New Plan for Island Reserves

Tuesday, March 10, 2015

New plan for island reserves
The new management plan has been established to protect the Barrow group nature reserves off the Pilbara coast

Environment Minister Albert Jacob released a new environmental management plan last week that promises the ongoing protection of the Barrow group nature reserves off the Pilbara coast for the next decade.

The plan covers about 24,000ha to the low water-mark on Barrow Island and the nearby Boodie, Double and Middle Islands Nature Reserve.

Mr Jacob said the Pilbara islands were one of WA's most important conservation areas.

"The islands are world- renowned for their environmental values and distinct biodiversity, with 23 threatened species on Barrow Island alone," he said.

"Together with extensive cave ecosystems and important nesting beaches for marine turtles and migratory shorebirds, the diversity of habitat and fauna is unparalleled.

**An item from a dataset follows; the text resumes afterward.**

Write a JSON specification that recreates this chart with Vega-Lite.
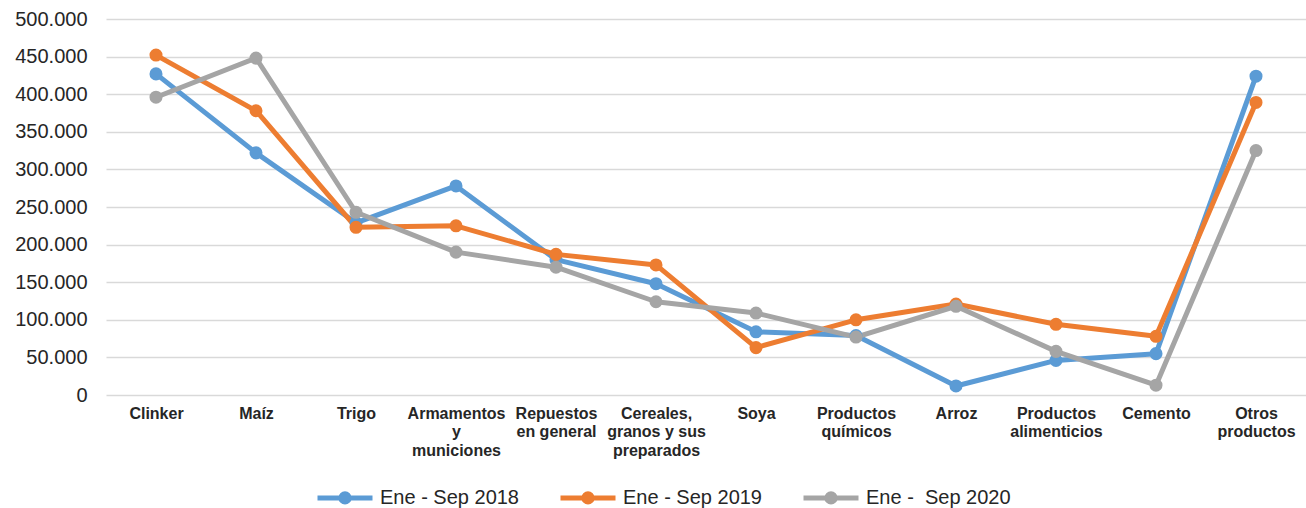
{
  "$schema": "https://vega.github.io/schema/vega-lite/v6.json",
  "width": 1200,
  "height": 376,
  "autosize": {"type": "none"},
  "padding": {"left": 106, "top": 19, "right": 0, "bottom": 113},
  "background": "white",
  "config": {
    "view": {"stroke": null},
    "font": "Liberation Sans"
  },
  "data": {
    "values": [
      {"producto": "Clinker", "periodo": "Ene - Sep 2018", "valor": 427000},
      {"producto": "Maíz", "periodo": "Ene - Sep 2018", "valor": 322000},
      {"producto": "Trigo", "periodo": "Ene - Sep 2018", "valor": 229000},
      {"producto": "Armamentos y municiones", "periodo": "Ene - Sep 2018", "valor": 278000},
      {"producto": "Repuestos en general", "periodo": "Ene - Sep 2018", "valor": 180000},
      {"producto": "Cereales, granos y sus preparados", "periodo": "Ene - Sep 2018", "valor": 148000},
      {"producto": "Soya", "periodo": "Ene - Sep 2018", "valor": 84000},
      {"producto": "Productos químicos", "periodo": "Ene - Sep 2018", "valor": 79000},
      {"producto": "Arroz", "periodo": "Ene - Sep 2018", "valor": 12000},
      {"producto": "Productos alimenticios", "periodo": "Ene - Sep 2018", "valor": 46000},
      {"producto": "Cemento", "periodo": "Ene - Sep 2018", "valor": 55000},
      {"producto": "Otros productos", "periodo": "Ene - Sep 2018", "valor": 424000},
      {"producto": "Clinker", "periodo": "Ene - Sep 2019", "valor": 452000},
      {"producto": "Maíz", "periodo": "Ene - Sep 2019", "valor": 378000},
      {"producto": "Trigo", "periodo": "Ene - Sep 2019", "valor": 223000},
      {"producto": "Armamentos y municiones", "periodo": "Ene - Sep 2019", "valor": 225000},
      {"producto": "Repuestos en general", "periodo": "Ene - Sep 2019", "valor": 187000},
      {"producto": "Cereales, granos y sus preparados", "periodo": "Ene - Sep 2019", "valor": 173000},
      {"producto": "Soya", "periodo": "Ene - Sep 2019", "valor": 63000},
      {"producto": "Productos químicos", "periodo": "Ene - Sep 2019", "valor": 100000},
      {"producto": "Arroz", "periodo": "Ene - Sep 2019", "valor": 121000},
      {"producto": "Productos alimenticios", "periodo": "Ene - Sep 2019", "valor": 94000},
      {"producto": "Cemento", "periodo": "Ene - Sep 2019", "valor": 78000},
      {"producto": "Otros productos", "periodo": "Ene - Sep 2019", "valor": 389000},
      {"producto": "Clinker", "periodo": "Ene - \u00a0Sep 2020", "valor": 396000},
      {"producto": "Maíz", "periodo": "Ene - \u00a0Sep 2020", "valor": 448000},
      {"producto": "Trigo", "periodo": "Ene - \u00a0Sep 2020", "valor": 243000},
      {"producto": "Armamentos y municiones", "periodo": "Ene - \u00a0Sep 2020", "valor": 190000},
      {"producto": "Repuestos en general", "periodo": "Ene - \u00a0Sep 2020", "valor": 170000},
      {"producto": "Cereales, granos y sus preparados", "periodo": "Ene - \u00a0Sep 2020", "valor": 124000},
      {"producto": "Soya", "periodo": "Ene - \u00a0Sep 2020", "valor": 109000},
      {"producto": "Productos químicos", "periodo": "Ene - \u00a0Sep 2020", "valor": 77000},
      {"producto": "Arroz", "periodo": "Ene - \u00a0Sep 2020", "valor": 118000},
      {"producto": "Productos alimenticios", "periodo": "Ene - \u00a0Sep 2020", "valor": 58000},
      {"producto": "Cemento", "periodo": "Ene - \u00a0Sep 2020", "valor": 13000},
      {"producto": "Otros productos", "periodo": "Ene - \u00a0Sep 2020", "valor": 325000}
    ]
  },
  "encoding": {
    "x": {
      "field": "producto",
      "type": "nominal",
      "sort": null,
      "scale": {"type": "point", "padding": 0.5},
      "axis": {
        "title": null,
        "domain": false,
        "ticks": false,
        "grid": false,
        "labelAngle": 0,
        "labelFont": "Liberation Sans",
        "labelFontSize": 16,
        "labelFontWeight": "bold",
        "labelColor": "#262626",
        "labelPadding": 10,
        "labelLineHeight": 18.5,
        "labelBaseline": "top",
        "labelLimit": 200,
        "labelExpr": "datum.value == 'Armamentos y municiones' ? ['Armamentos', 'y', 'municiones'] : datum.value == 'Repuestos en general' ? ['Repuestos', 'en general'] : datum.value == 'Cereales, granos y sus preparados' ? ['Cereales,', 'granos y sus', 'preparados'] : datum.value == 'Productos químicos' ? ['Productos', 'químicos'] : datum.value == 'Productos alimenticios' ? ['Productos', 'alimenticios'] : datum.value == 'Otros productos' ? ['Otros', 'productos'] : datum.value"
      }
    },
    "y": {
      "field": "valor",
      "type": "quantitative",
      "scale": {"domain": [0, 500000], "nice": false},
      "axis": {
        "title": null,
        "domain": false,
        "ticks": false,
        "values": [0, 50000, 100000, 150000, 200000, 250000, 300000, 350000, 400000, 450000, 500000],
        "gridColor": "#d9d9d9",
        "gridWidth": 1.5,
        "labelFont": "Liberation Sans",
        "labelFontSize": 20,
        "labelColor": "#262626",
        "labelPadding": 19,
        "labelExpr": "replace(format(datum.value, ','), ',', '.')"
      }
    },
    "color": {
      "field": "periodo",
      "type": "nominal",
      "sort": null,
      "scale": {
        "domain": ["Ene - Sep 2018", "Ene - Sep 2019", "Ene - \u00a0Sep 2020"],
        "range": ["#5b9bd5", "#ed7d31", "#a5a5a5"]
      },
      "legend": {
        "title": null,
        "orient": "none",
        "direction": "horizontal",
        "legendX": 209,
        "legendY": 448.5,
        "padding": 0,
        "symbolType": "M-1,0L1,0M0.09,0A0.09,0.09,0,1,1,-0.09,0A0.09,0.09,0,1,1,0.09,0M0.15,0A0.15,0.15,0,1,1,-0.15,0A0.15,0.15,0,1,1,0.15,0",
        "symbolSize": 3025,
        "symbolStrokeWidth": 5,
        "symbolOpacity": 1,
        "labelFont": "Liberation Sans",
        "labelFontSize": 20,
        "labelColor": "#262626",
        "labelOffset": 5,
        "labelLimit": 300,
        "columnPadding": 31
      }
    }
  },
  "layer": [
    {
      "mark": {"type": "line", "strokeWidth": 5, "strokeJoin": "round"}
    },
    {
      "mark": {"type": "point", "filled": true, "size": 170, "opacity": 1}
    }
  ]
}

"The island's relative isolation and the application of a rigorous quarantine system have resulted in Barrow Island being the largest land mass in Australia that does not contain any introduced vertebrates and we are keen to protect this in the future."

Chevron has more than 300 existing environmental procedures on Barrow Island alone.

A Chevron spokesman said since 2010 the oil and gas giant had engaged with Department of Parks and Wildlife to have input into the development of this plan.

He said non-indigenous species represented the greatest threat to Barrow Island's native species.

"Chevron Australia has implemented a comprehensive quarantine management system to protect Barrow Island and its surrounding waters," he said.

"This is complemented by on- island inspection and surveillance activities as well as a control and eradication capability.

"We are pleased to see the management plan has been finalised and approved as it provides clear direction to Department of Parks and Wildlife on Barrow Island."

However, Greens MLC for the Mining and Pastoral Region Robin Chapple has slammed the Government's land management plan.

Mr Chapple described Barrow Island as a "poorly managed environmental disaster".

"Invasive species at critical levels, injured and threatened native species, loss of natural habitats due to concrete infrastructure, poorly managed quarantine - the list goes on," he said.

"There has been a large expansion of the project - it is now two or three times the size it was intended to be - and this management plan fails to address any of the subsequent issues caused by this expansion.

"As the Gorgon project continues to expand, so too will the threats to this pristine environment, in particularly the 24 species of endemic native flora and fauna."

The minister said the plan had been through an extensive consultation process.